§ **PROVIDED DATA**
++++++++++

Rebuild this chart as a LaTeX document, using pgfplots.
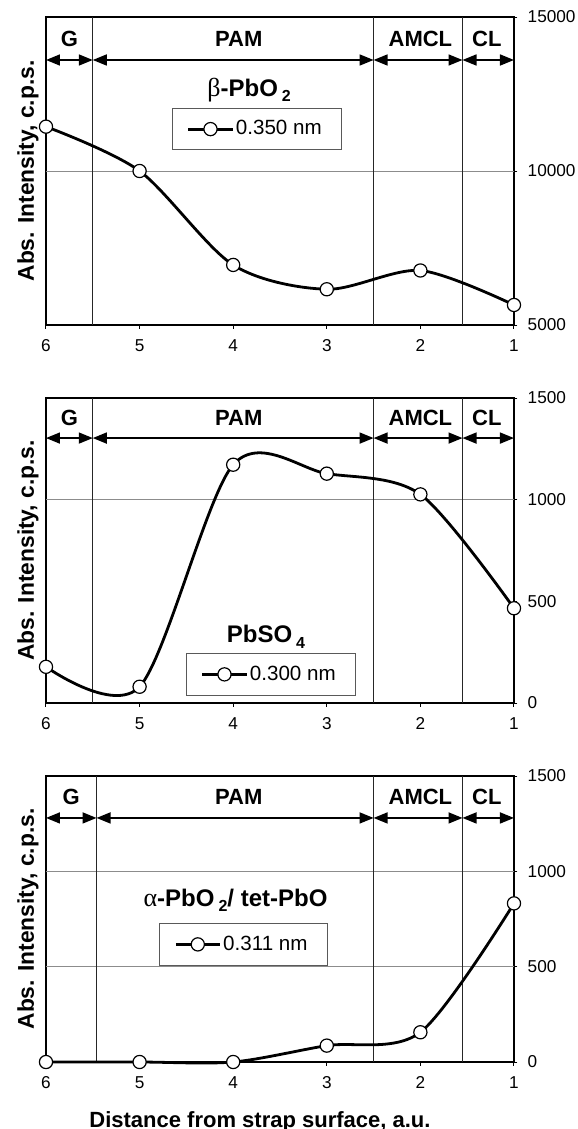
\documentclass[border=0pt]{standalone}
\usepackage{fontspec}
\setmainfont{Liberation Sans}
\newfontfamily\grk{Liberation Serif}
\usepackage{pgfplots}
\pgfplotsset{compat=1.18}
\usetikzlibrary{arrows.meta}

\pgfplotsset{
  panel/.style={
    scale only axis, width=234bp,
    xmin=1, xmax=6, x dir=reverse,
    xtick={1,2,3,4,5,6},
    xtick pos=bottom, ytick pos=right, yticklabel pos=right,
    tick align=outside, major tick length=1.75bp,
    every tick/.style={black, line width=0.5bp},
    axis line style={line width=0.7bp},
    tick label style={font=\fontsize{8.6bp}{10bp}\selectfont},
    /pgf/number format/assume math mode=true,
    /pgf/number format/1000 sep={},
    scaled y ticks=false,
    clip=false,
    xticklabel style={yshift=-2.2bp},
    yticklabel style={xshift=1.6bp},
    ylabel={Abs. Intensity, c.p.s.},
    every axis y label/.style={at={([xshift=-6bp]axis description cs:0,0.5)}, rotate=90, anchor=base, font=\bfseries\fontsize{11.4bp}{13bp}\selectfont},
    legend image code/.code={\draw[mark repeat=2,mark phase=2,#1,line width=1.4bp] plot coordinates {(0bp,0bp) (11bp,0bp) (22bp,0bp)};},
    legend style={draw=black!65, inner xsep=7.5bp, inner ysep=4bp, anchor=north west,
      font=\fontsize{10.3bp}{12bp}\selectfont, nodes={inner xsep=1bp, inner ysep=2bp}},
    legend cell align=left,
  },
  dataline/.style={black, line width=1.4bp, smooth, tension=0.5, mark=*, mark size=3.3bp,
    mark options={fill=white, draw=black, line width=0.6bp, solid}},
}
\tikzset{
  sep/.style={black!85, line width=0.6bp},
  grd/.style={black!45, line width=0.5bp},
  reg/.style={black, line width=0.8bp, {Triangle[length=7bp,width=5.5bp]}-{Triangle[length=7bp,width=5.5bp]}},
  lab/.style={font=\bfseries\fontsize{11bp}{12bp}\selectfont},
  ttl/.style={font=\bfseries\fontsize{12bp}{13bp}\selectfont},
}
\newcommand{\sub}[1]{\raisebox{-0.4ex}{\fontsize{8bp}{9bp}\selectfont #1}}

\begin{document}
\begin{tikzpicture}
\useasboundingbox (0,0) rectangle (289bp,-564.5bp);

% ---------- Panel 1 : beta-PbO2 ----------
\begin{axis}[panel, at={(23bp,-8.5bp)}, anchor=north west, height=154bp,
  ymin=5000, ymax=15000, ytick={5000,10000,15000},
  legend style={at={(0.2686,0.7045)}}]
  \draw[grd] (axis cs:6,10000) -- (axis cs:1,10000);
  \draw[sep] (axis cs:5.5,5000) -- (axis cs:5.5,15000);
  \draw[sep] (axis cs:2.5,5000) -- (axis cs:2.5,15000);
  \draw[sep] (axis cs:1.55,5000) -- (axis cs:1.55,15000);
  \draw[reg] (axis cs:6,13604) -- (axis cs:5.5,13604);
  \draw[reg] (axis cs:5.5,13604) -- (axis cs:2.5,13604);
  \draw[reg] (axis cs:2.5,13604) -- (axis cs:1.55,13604);
  \draw[reg] (axis cs:1.55,13604) -- (axis cs:1,13604);
  \node[lab] at (axis cs:5.75,14286) {G};
  \node[lab] at (axis cs:3.94,14286) {PAM};
  \node[lab] at (axis cs:2.0,14286) {AMCL};
  \node[lab] at (axis cs:1.29,14286) {CL};
  \node[ttl] at (axis description cs:0.434,0.763) {{\grk\mdseries\fontsize{13bp}{13bp}\selectfont β}-PbO\,\sub{2}};
  \addplot[dataline] coordinates {(6,11440) (5,10000) (4,6950) (3,6160) (2,6770) (1,5650)};
  \addlegendentry{0.350 nm\rule{1.5bp}{0pt}}
\end{axis}

% ---------- Panel 2 : PbSO4 ----------
\begin{axis}[panel, at={(23bp,-199bp)}, anchor=north west, height=152.5bp,
  ymin=0, ymax=1500, ytick={0,500,1000,1500},
  legend style={at={(0.2985,0.163)}}]
  \draw[grd] (axis cs:6,1000) -- (axis cs:1,1000);
  \draw[sep] (axis cs:5.5,0) -- (axis cs:5.5,1500);
  \draw[sep] (axis cs:2.5,0) -- (axis cs:2.5,1500);
  \draw[sep] (axis cs:1.55,0) -- (axis cs:1.55,1500);
  \draw[reg] (axis cs:6,1303) -- (axis cs:5.5,1303);
  \draw[reg] (axis cs:5.5,1303) -- (axis cs:2.5,1303);
  \draw[reg] (axis cs:2.5,1303) -- (axis cs:1.55,1303);
  \draw[reg] (axis cs:1.55,1303) -- (axis cs:1,1303);
  \node[lab] at (axis cs:5.75,1402) {G};
  \node[lab] at (axis cs:3.94,1402) {PAM};
  \node[lab] at (axis cs:2.0,1402) {AMCL};
  \node[lab] at (axis cs:1.29,1402) {CL};
  \node[ttl] at (axis description cs:0.47,0.217) {PbSO\,\sub{4}};
  \addplot[dataline] coordinates {(6,178) (5,80) (4,1172) (3,1128) (2,1026) (1,466)};
  \addlegendentry{0.300 nm\rule{1.5bp}{0pt}}
\end{axis}

% ---------- Panel 3 : alpha-PbO2 / tet-PbO ----------
\begin{axis}[panel, at={(23bp,-388bp)}, anchor=north west, height=143bp,
  ymin=0, ymax=1500, ytick={0,500,1000,1500},
  xlabel={Distance from strap surface, a.u.},
  every axis x label/.style={at={([xshift=-10bp,yshift=-32.5bp]axis description cs:0.5,0)}, anchor=base, font=\bfseries\fontsize{11bp}{13bp}\selectfont},
  legend style={at={(0.2415,0.485)}}]
  \draw[grd] (axis cs:6,1000) -- (axis cs:1,1000);
  \draw[grd] (axis cs:6,500) -- (axis cs:1,500);
  \draw[sep] (axis cs:5.46,0) -- (axis cs:5.46,1500);
  \draw[sep] (axis cs:2.5,0) -- (axis cs:2.5,1500);
  \draw[sep] (axis cs:1.55,0) -- (axis cs:1.55,1500);
  \draw[reg] (axis cs:6,1280) -- (axis cs:5.46,1280);
  \draw[reg] (axis cs:5.46,1280) -- (axis cs:2.5,1280);
  \draw[reg] (axis cs:2.5,1280) -- (axis cs:1.55,1280);
  \draw[reg] (axis cs:1.55,1280) -- (axis cs:1,1280);
  \node[lab] at (axis cs:5.73,1390) {G};
  \node[lab] at (axis cs:3.94,1390) {PAM};
  \node[lab] at (axis cs:2.0,1390) {AMCL};
  \node[lab] at (axis cs:1.29,1390) {CL};
  \node[ttl] at (axis description cs:0.405,0.566) {{\grk\mdseries\fontsize{13bp}{13bp}\selectfont α}-PbO\,\sub{2}/ tet-PbO};
  \addplot[dataline] coordinates {(6,0) (5,0) (4,0) (3,86) (2,156) (1,832)};
  \addlegendentry{0.311 nm\rule{1.5bp}{0pt}}
\end{axis}
\end{tikzpicture}
\end{document}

++++++++++

§ **GIVEN INSTRUCTION**
Leave the pictures out and reproduce exactly the lines from the top of the listing above through the line with "(0,0) rectangle (289bp,-564.5bp);".

§ **RESPONSE TO THE EXERCISE**
Rebuild this chart as a LaTeX document, using pgfplots.
\documentclass[border=0pt]{standalone}
\usepackage{fontspec}
\setmainfont{Liberation Sans}
\newfontfamily\grk{Liberation Serif}
\usepackage{pgfplots}
\pgfplotsset{compat=1.18}
\usetikzlibrary{arrows.meta}

\pgfplotsset{
  panel/.style={
    scale only axis, width=234bp,
    xmin=1, xmax=6, x dir=reverse,
    xtick={1,2,3,4,5,6},
    xtick pos=bottom, ytick pos=right, yticklabel pos=right,
    tick align=outside, major tick length=1.75bp,
    every tick/.style={black, line width=0.5bp},
    axis line style={line width=0.7bp},
    tick label style={font=\fontsize{8.6bp}{10bp}\selectfont},
    /pgf/number format/assume math mode=true,
    /pgf/number format/1000 sep={},
    scaled y ticks=false,
    clip=false,
    xticklabel style={yshift=-2.2bp},
    yticklabel style={xshift=1.6bp},
    ylabel={Abs. Intensity, c.p.s.},
    every axis y label/.style={at={([xshift=-6bp]axis description cs:0,0.5)}, rotate=90, anchor=base, font=\bfseries\fontsize{11.4bp}{13bp}\selectfont},
    legend image code/.code={\draw[mark repeat=2,mark phase=2,#1,line width=1.4bp] plot coordinates {(0bp,0bp) (11bp,0bp) (22bp,0bp)};},
    legend style={draw=black!65, inner xsep=7.5bp, inner ysep=4bp, anchor=north west,
      font=\fontsize{10.3bp}{12bp}\selectfont, nodes={inner xsep=1bp, inner ysep=2bp}},
    legend cell align=left,
  },
  dataline/.style={black, line width=1.4bp, smooth, tension=0.5, mark=*, mark size=3.3bp,
    mark options={fill=white, draw=black, line width=0.6bp, solid}},
}
\tikzset{
  sep/.style={black!85, line width=0.6bp},
  grd/.style={black!45, line width=0.5bp},
  reg/.style={black, line width=0.8bp, {Triangle[length=7bp,width=5.5bp]}-{Triangle[length=7bp,width=5.5bp]}},
  lab/.style={font=\bfseries\fontsize{11bp}{12bp}\selectfont},
  ttl/.style={font=\bfseries\fontsize{12bp}{13bp}\selectfont},
}
\newcommand{\sub}[1]{\raisebox{-0.4ex}{\fontsize{8bp}{9bp}\selectfont #1}}

\begin{document}
\begin{tikzpicture}
\useasboundingbox (0,0) rectangle (289bp,-564.5bp);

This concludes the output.